▶ [GIVEN EXERCISE]:
Will you print the material below without altering a single character?

..........

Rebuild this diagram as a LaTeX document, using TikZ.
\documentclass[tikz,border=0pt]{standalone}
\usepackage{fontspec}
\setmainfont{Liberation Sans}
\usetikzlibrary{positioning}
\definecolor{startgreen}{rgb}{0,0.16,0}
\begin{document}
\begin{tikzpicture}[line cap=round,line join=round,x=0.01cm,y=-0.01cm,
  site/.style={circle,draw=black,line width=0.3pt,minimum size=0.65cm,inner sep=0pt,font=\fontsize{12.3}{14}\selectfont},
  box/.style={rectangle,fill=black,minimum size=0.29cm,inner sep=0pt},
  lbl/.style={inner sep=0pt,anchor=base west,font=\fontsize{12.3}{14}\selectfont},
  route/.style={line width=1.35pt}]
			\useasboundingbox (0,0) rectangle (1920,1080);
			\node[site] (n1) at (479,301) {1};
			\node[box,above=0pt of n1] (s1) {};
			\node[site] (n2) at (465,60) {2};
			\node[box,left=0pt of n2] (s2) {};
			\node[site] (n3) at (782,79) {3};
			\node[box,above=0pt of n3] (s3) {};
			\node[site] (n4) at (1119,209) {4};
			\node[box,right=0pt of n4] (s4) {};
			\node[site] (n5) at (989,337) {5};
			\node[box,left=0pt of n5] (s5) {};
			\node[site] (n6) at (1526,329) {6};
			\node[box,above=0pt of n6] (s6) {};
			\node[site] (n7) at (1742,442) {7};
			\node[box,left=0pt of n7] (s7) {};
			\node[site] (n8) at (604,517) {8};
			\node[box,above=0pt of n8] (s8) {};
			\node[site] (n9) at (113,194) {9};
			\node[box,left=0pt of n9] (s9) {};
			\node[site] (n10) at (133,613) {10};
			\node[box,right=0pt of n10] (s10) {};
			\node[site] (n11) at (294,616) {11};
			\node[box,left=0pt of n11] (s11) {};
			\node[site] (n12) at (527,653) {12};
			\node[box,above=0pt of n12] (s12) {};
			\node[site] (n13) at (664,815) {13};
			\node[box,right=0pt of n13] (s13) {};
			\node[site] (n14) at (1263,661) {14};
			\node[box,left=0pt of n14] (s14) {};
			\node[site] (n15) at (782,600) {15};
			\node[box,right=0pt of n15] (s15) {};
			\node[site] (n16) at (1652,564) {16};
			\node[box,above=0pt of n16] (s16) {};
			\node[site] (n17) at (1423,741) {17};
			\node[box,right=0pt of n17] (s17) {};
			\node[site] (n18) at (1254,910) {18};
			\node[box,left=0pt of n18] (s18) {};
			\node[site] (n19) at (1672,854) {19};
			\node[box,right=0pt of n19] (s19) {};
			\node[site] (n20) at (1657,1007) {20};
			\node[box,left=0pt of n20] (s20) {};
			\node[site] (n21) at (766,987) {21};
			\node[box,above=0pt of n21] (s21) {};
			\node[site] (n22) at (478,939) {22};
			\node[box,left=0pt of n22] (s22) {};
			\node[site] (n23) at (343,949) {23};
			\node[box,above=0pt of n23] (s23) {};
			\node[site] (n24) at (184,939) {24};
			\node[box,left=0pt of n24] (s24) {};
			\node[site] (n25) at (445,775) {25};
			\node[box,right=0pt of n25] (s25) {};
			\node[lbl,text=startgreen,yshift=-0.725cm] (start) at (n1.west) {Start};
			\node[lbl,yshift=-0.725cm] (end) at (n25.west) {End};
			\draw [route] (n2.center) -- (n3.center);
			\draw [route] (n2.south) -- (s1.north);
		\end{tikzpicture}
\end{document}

..........

▶ [EXERCISE RESULT]:
Rebuild this diagram as a LaTeX document, using TikZ.
\documentclass[tikz,border=0pt]{standalone}
\usepackage{fontspec}
\setmainfont{Liberation Sans}
\usetikzlibrary{positioning}
\definecolor{startgreen}{rgb}{0,0.16,0}
\begin{document}
\begin{tikzpicture}[line cap=round,line join=round,x=0.01cm,y=-0.01cm,
  site/.style={circle,draw=black,line width=0.3pt,minimum size=0.65cm,inner sep=0pt,font=\fontsize{12.3}{14}\selectfont},
  box/.style={rectangle,fill=black,minimum size=0.29cm,inner sep=0pt},
  lbl/.style={inner sep=0pt,anchor=base west,font=\fontsize{12.3}{14}\selectfont},
  route/.style={line width=1.35pt}]
			\useasboundingbox (0,0) rectangle (1920,1080);
			\node[site] (n1) at (479,301) {1};
			\node[box,above=0pt of n1] (s1) {};
			\node[site] (n2) at (465,60) {2};
			\node[box,left=0pt of n2] (s2) {};
			\node[site] (n3) at (782,79) {3};
			\node[box,above=0pt of n3] (s3) {};
			\node[site] (n4) at (1119,209) {4};
			\node[box,right=0pt of n4] (s4) {};
			\node[site] (n5) at (989,337) {5};
			\node[box,left=0pt of n5] (s5) {};
			\node[site] (n6) at (1526,329) {6};
			\node[box,above=0pt of n6] (s6) {};
			\node[site] (n7) at (1742,442) {7};
			\node[box,left=0pt of n7] (s7) {};
			\node[site] (n8) at (604,517) {8};
			\node[box,above=0pt of n8] (s8) {};
			\node[site] (n9) at (113,194) {9};
			\node[box,left=0pt of n9] (s9) {};
			\node[site] (n10) at (133,613) {10};
			\node[box,right=0pt of n10] (s10) {};
			\node[site] (n11) at (294,616) {11};
			\node[box,left=0pt of n11] (s11) {};
			\node[site] (n12) at (527,653) {12};
			\node[box,above=0pt of n12] (s12) {};
			\node[site] (n13) at (664,815) {13};
			\node[box,right=0pt of n13] (s13) {};
			\node[site] (n14) at (1263,661) {14};
			\node[box,left=0pt of n14] (s14) {};
			\node[site] (n15) at (782,600) {15};
			\node[box,right=0pt of n15] (s15) {};
			\node[site] (n16) at (1652,564) {16};
			\node[box,above=0pt of n16] (s16) {};
			\node[site] (n17) at (1423,741) {17};
			\node[box,right=0pt of n17] (s17) {};
			\node[site] (n18) at (1254,910) {18};
			\node[box,left=0pt of n18] (s18) {};
			\node[site] (n19) at (1672,854) {19};
			\node[box,right=0pt of n19] (s19) {};
			\node[site] (n20) at (1657,1007) {20};
			\node[box,left=0pt of n20] (s20) {};
			\node[site] (n21) at (766,987) {21};
			\node[box,above=0pt of n21] (s21) {};
			\node[site] (n22) at (478,939) {22};
			\node[box,left=0pt of n22] (s22) {};
			\node[site] (n23) at (343,949) {23};
			\node[box,above=0pt of n23] (s23) {};
			\node[site] (n24) at (184,939) {24};
			\node[box,left=0pt of n24] (s24) {};
			\node[site] (n25) at (445,775) {25};
			\node[box,right=0pt of n25] (s25) {};
			\node[lbl,text=startgreen,yshift=-0.725cm] (start) at (n1.west) {Start};
			\node[lbl,yshift=-0.725cm] (end) at (n25.west) {End};
			\draw [route] (n2.center) -- (n3.center);
			\draw [route] (n2.south) -- (s1.north);
		\end{tikzpicture}
\end{document}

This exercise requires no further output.